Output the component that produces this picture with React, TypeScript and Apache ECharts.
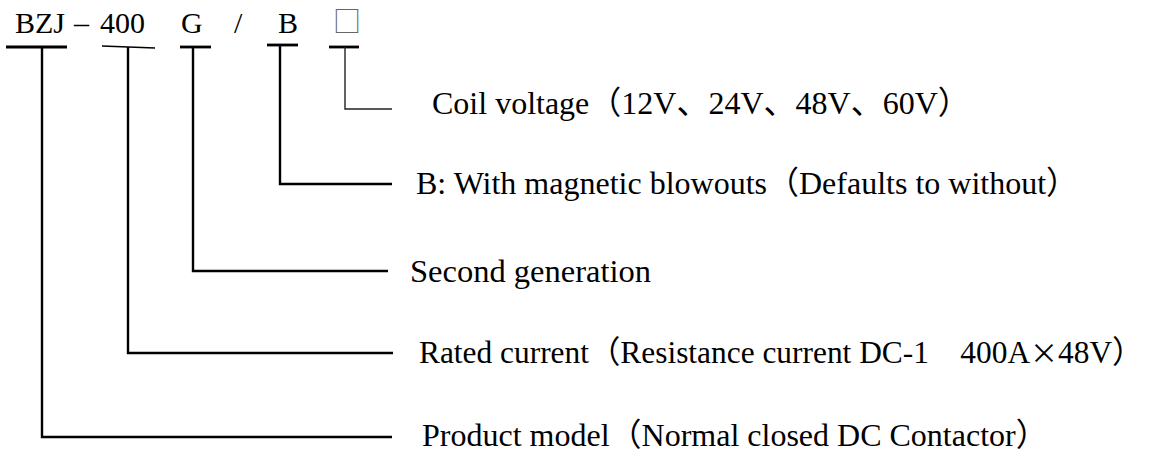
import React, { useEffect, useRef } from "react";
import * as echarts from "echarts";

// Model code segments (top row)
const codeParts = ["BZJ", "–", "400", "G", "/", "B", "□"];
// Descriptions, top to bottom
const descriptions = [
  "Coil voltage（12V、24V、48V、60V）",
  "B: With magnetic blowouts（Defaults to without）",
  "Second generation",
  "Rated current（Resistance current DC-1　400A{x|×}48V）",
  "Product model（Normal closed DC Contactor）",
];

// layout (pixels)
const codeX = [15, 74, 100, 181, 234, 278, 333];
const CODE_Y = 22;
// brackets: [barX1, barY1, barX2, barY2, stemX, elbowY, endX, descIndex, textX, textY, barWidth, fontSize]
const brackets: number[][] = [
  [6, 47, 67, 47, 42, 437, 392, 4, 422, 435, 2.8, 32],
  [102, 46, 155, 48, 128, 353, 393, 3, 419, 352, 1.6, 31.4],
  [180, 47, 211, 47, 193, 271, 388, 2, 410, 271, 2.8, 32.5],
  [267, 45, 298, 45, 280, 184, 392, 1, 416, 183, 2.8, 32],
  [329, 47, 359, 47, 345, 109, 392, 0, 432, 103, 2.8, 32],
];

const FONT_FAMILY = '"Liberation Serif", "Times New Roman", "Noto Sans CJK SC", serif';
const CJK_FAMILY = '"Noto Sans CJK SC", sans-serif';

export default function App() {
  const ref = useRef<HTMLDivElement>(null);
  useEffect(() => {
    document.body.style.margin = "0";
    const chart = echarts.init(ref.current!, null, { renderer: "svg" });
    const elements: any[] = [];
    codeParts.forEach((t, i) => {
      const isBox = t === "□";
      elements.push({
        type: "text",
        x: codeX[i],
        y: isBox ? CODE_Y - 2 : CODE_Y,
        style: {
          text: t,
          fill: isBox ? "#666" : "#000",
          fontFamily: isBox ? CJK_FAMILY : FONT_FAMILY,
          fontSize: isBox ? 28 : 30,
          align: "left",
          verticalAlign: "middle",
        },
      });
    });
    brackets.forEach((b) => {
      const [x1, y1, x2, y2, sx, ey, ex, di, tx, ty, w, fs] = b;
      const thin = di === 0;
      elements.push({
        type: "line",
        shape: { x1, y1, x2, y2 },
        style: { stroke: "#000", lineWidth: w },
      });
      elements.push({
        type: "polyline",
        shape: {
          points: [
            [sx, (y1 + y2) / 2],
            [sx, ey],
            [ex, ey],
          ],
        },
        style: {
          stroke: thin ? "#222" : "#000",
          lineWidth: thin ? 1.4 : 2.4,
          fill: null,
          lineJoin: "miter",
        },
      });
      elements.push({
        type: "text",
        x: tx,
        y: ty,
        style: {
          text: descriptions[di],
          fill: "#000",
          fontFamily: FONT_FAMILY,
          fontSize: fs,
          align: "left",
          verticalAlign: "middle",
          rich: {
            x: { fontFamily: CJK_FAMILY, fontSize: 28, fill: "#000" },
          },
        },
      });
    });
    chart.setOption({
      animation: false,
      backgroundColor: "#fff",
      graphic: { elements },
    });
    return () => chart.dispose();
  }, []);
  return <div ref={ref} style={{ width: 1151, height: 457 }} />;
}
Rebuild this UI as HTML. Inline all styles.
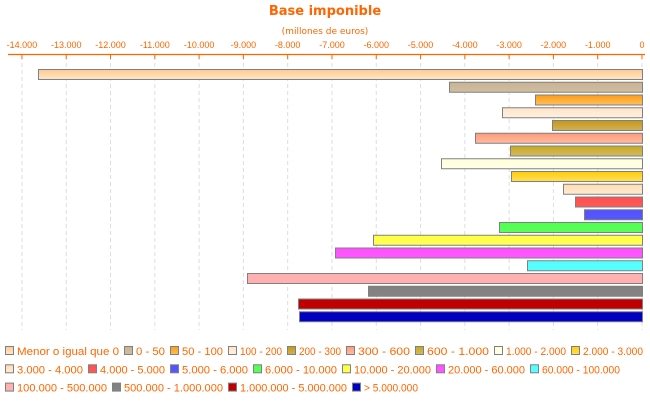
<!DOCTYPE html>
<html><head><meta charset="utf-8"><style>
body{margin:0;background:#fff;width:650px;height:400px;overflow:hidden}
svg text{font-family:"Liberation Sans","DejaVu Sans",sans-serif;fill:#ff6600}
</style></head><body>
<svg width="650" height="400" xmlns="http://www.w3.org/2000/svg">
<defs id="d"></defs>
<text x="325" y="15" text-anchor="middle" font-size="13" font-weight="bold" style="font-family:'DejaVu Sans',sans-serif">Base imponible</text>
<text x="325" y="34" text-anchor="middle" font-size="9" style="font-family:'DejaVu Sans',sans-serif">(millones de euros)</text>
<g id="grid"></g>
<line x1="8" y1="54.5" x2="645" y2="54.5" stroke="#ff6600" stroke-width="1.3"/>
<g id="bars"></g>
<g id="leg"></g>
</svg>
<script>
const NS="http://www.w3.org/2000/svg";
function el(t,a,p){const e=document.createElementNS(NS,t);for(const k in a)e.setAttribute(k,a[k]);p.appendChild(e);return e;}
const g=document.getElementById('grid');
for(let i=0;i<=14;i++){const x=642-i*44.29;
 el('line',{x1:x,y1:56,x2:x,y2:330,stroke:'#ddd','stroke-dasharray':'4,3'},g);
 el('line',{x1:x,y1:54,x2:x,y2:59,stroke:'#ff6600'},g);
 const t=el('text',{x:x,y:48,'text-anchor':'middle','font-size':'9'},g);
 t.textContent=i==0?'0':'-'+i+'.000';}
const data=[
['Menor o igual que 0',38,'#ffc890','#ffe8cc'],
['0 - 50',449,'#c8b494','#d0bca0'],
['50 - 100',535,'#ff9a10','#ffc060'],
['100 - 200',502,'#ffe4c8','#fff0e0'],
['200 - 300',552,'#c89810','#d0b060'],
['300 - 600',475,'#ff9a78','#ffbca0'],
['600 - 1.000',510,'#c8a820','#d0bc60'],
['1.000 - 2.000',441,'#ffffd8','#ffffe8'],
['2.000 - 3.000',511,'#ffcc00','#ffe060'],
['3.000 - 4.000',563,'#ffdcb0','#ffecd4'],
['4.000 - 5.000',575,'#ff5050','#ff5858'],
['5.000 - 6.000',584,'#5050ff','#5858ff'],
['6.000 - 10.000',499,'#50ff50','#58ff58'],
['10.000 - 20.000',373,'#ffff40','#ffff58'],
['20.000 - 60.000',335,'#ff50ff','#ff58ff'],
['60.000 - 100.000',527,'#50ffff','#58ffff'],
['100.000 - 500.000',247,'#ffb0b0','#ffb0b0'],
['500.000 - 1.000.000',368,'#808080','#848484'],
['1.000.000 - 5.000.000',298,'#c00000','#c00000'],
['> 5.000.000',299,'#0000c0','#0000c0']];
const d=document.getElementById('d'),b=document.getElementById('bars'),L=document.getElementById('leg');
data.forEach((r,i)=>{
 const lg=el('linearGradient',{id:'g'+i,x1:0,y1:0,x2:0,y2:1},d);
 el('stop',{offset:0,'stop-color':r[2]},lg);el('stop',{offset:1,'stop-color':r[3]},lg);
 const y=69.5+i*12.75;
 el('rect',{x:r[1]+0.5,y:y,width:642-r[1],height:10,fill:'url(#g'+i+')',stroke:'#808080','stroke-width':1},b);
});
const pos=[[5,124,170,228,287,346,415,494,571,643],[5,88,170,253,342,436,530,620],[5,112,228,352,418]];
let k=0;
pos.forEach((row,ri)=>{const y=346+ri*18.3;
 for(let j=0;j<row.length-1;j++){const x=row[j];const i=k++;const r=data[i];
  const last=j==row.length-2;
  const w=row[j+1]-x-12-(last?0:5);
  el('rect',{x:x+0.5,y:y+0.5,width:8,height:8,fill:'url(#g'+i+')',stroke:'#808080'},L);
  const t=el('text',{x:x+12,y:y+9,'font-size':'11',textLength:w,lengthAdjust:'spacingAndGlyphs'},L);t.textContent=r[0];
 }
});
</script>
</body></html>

+ + + + +

_What the task asks_. Copy the listing word for word, excluding its pictures.

_The result_.
Output the component that produces this picture with React, TypeScript and Apache ECharts.
import React, { useEffect, useRef } from "react";
import * as echarts from "echarts";

// Model code segments (top row)
const codeParts = ["BZJ", "–", "400", "G", "/", "B", "□"];
// Descriptions, top to bottom
const descriptions = [
  "Coil voltage（12V、24V、48V、60V）",
  "B: With magnetic blowouts（Defaults to without）",
  "Second generation",
  "Rated current（Resistance current DC-1　400A{x|×}48V）",
  "Product model（Normal closed DC Contactor）",
];

// layout (pixels)
const codeX = [15, 74, 100, 181, 234, 278, 333];
const CODE_Y = 22;
// brackets: [barX1, barY1, barX2, barY2, stemX, elbowY, endX, descIndex, textX, textY, barWidth, fontSize]
const brackets: number[][] = [
  [6, 47, 67, 47, 42, 437, 392, 4, 422, 435, 2.8, 32],
  [102, 46, 155, 48, 128, 353, 393, 3, 419, 352, 1.6, 31.4],
  [180, 47, 211, 47, 193, 271, 388, 2, 410, 271, 2.8, 32.5],
  [267, 45, 298, 45, 280, 184, 392, 1, 416, 183, 2.8, 32],
  [329, 47, 359, 47, 345, 109, 392, 0, 432, 103, 2.8, 32],
];

const FONT_FAMILY = '"Liberation Serif", "Times New Roman", "Noto Sans CJK SC", serif';
const CJK_FAMILY = '"Noto Sans CJK SC", sans-serif';

export default function App() {
  const ref = useRef<HTMLDivElement>(null);
  useEffect(() => {
    document.body.style.margin = "0";
    const chart = echarts.init(ref.current!, null, { renderer: "svg" });
    const elements: any[] = [];
    codeParts.forEach((t, i) => {
      const isBox = t === "□";
      elements.push({
        type: "text",
        x: codeX[i],
        y: isBox ? CODE_Y - 2 : CODE_Y,
        style: {
          text: t,
          fill: isBox ? "#666" : "#000",
          fontFamily: isBox ? CJK_FAMILY : FONT_FAMILY,
          fontSize: isBox ? 28 : 30,
          align: "left",
          verticalAlign: "middle",
        },
      });
    });
    brackets.forEach((b) => {
      const [x1, y1, x2, y2, sx, ey, ex, di, tx, ty, w, fs] = b;
      const thin = di === 0;
      elements.push({
        type: "line",
        shape: { x1, y1, x2, y2 },
        style: { stroke: "#000", lineWidth: w },
      });
      elements.push({
        type: "polyline",
        shape: {
          points: [
            [sx, (y1 + y2) / 2],
            [sx, ey],
            [ex, ey],
          ],
        },
        style: {
          stroke: thin ? "#222" : "#000",
          lineWidth: thin ? 1.4 : 2.4,
          fill: null,
          lineJoin: "miter",
        },
      });
      elements.push({
        type: "text",
        x: tx,
        y: ty,
        style: {
          text: descriptions[di],
          fill: "#000",
          fontFamily: FONT_FAMILY,
          fontSize: fs,
          align: "left",
          verticalAlign: "middle",
          rich: {
            x: { fontFamily: CJK_FAMILY, fontSize: 28, fill: "#000" },
          },
        },
      });
    });
    chart.setOption({
      animation: false,
      backgroundColor: "#fff",
      graphic: { elements },
    });
    return () => chart.dispose();
  }, []);
  return <div ref={ref} style={{ width: 1151, height: 457 }} />;
}
Rebuild this UI as HTML. Inline all styles.
<!DOCTYPE html>
<html><head><meta charset="utf-8"><style>
body{margin:0;background:#fff;width:650px;height:400px;overflow:hidden}
svg text{font-family:"Liberation Sans","DejaVu Sans",sans-serif;fill:#ff6600}
</style></head><body>
<svg width="650" height="400" xmlns="http://www.w3.org/2000/svg">
<defs id="d"></defs>
<text x="325" y="15" text-anchor="middle" font-size="13" font-weight="bold" style="font-family:'DejaVu Sans',sans-serif">Base imponible</text>
<text x="325" y="34" text-anchor="middle" font-size="9" style="font-family:'DejaVu Sans',sans-serif">(millones de euros)</text>
<g id="grid"></g>
<line x1="8" y1="54.5" x2="645" y2="54.5" stroke="#ff6600" stroke-width="1.3"/>
<g id="bars"></g>
<g id="leg"></g>
</svg>
<script>
const NS="http://www.w3.org/2000/svg";
function el(t,a,p){const e=document.createElementNS(NS,t);for(const k in a)e.setAttribute(k,a[k]);p.appendChild(e);return e;}
const g=document.getElementById('grid');
for(let i=0;i<=14;i++){const x=642-i*44.29;
 el('line',{x1:x,y1:56,x2:x,y2:330,stroke:'#ddd','stroke-dasharray':'4,3'},g);
 el('line',{x1:x,y1:54,x2:x,y2:59,stroke:'#ff6600'},g);
 const t=el('text',{x:x,y:48,'text-anchor':'middle','font-size':'9'},g);
 t.textContent=i==0?'0':'-'+i+'.000';}
const data=[
['Menor o igual que 0',38,'#ffc890','#ffe8cc'],
['0 - 50',449,'#c8b494','#d0bca0'],
['50 - 100',535,'#ff9a10','#ffc060'],
['100 - 200',502,'#ffe4c8','#fff0e0'],
['200 - 300',552,'#c89810','#d0b060'],
['300 - 600',475,'#ff9a78','#ffbca0'],
['600 - 1.000',510,'#c8a820','#d0bc60'],
['1.000 - 2.000',441,'#ffffd8','#ffffe8'],
['2.000 - 3.000',511,'#ffcc00','#ffe060'],
['3.000 - 4.000',563,'#ffdcb0','#ffecd4'],
['4.000 - 5.000',575,'#ff5050','#ff5858'],
['5.000 - 6.000',584,'#5050ff','#5858ff'],
['6.000 - 10.000',499,'#50ff50','#58ff58'],
['10.000 - 20.000',373,'#ffff40','#ffff58'],
['20.000 - 60.000',335,'#ff50ff','#ff58ff'],
['60.000 - 100.000',527,'#50ffff','#58ffff'],
['100.000 - 500.000',247,'#ffb0b0','#ffb0b0'],
['500.000 - 1.000.000',368,'#808080','#848484'],
['1.000.000 - 5.000.000',298,'#c00000','#c00000'],
['> 5.000.000',299,'#0000c0','#0000c0']];
const d=document.getElementById('d'),b=document.getElementById('bars'),L=document.getElementById('leg');
data.forEach((r,i)=>{
 const lg=el('linearGradient',{id:'g'+i,x1:0,y1:0,x2:0,y2:1},d);
 el('stop',{offset:0,'stop-color':r[2]},lg);el('stop',{offset:1,'stop-color':r[3]},lg);
 const y=69.5+i*12.75;
 el('rect',{x:r[1]+0.5,y:y,width:642-r[1],height:10,fill:'url(#g'+i+')',stroke:'#808080','stroke-width':1},b);
});
const pos=[[5,124,170,228,287,346,415,494,571,643],[5,88,170,253,342,436,530,620],[5,112,228,352,418]];
let k=0;
pos.forEach((row,ri)=>{const y=346+ri*18.3;
 for(let j=0;j<row.length-1;j++){const x=row[j];const i=k++;const r=data[i];
  const last=j==row.length-2;
  const w=row[j+1]-x-12-(last?0:5);
  el('rect',{x:x+0.5,y:y+0.5,width:8,height:8,fill:'url(#g'+i+')',stroke:'#808080'},L);
  const t=el('text',{x:x+12,y:y+9,'font-size':'11',textLength:w,lengthAdjust:'spacingAndGlyphs'},L);t.textContent=r[0];
 }
});
</script>
</body></html>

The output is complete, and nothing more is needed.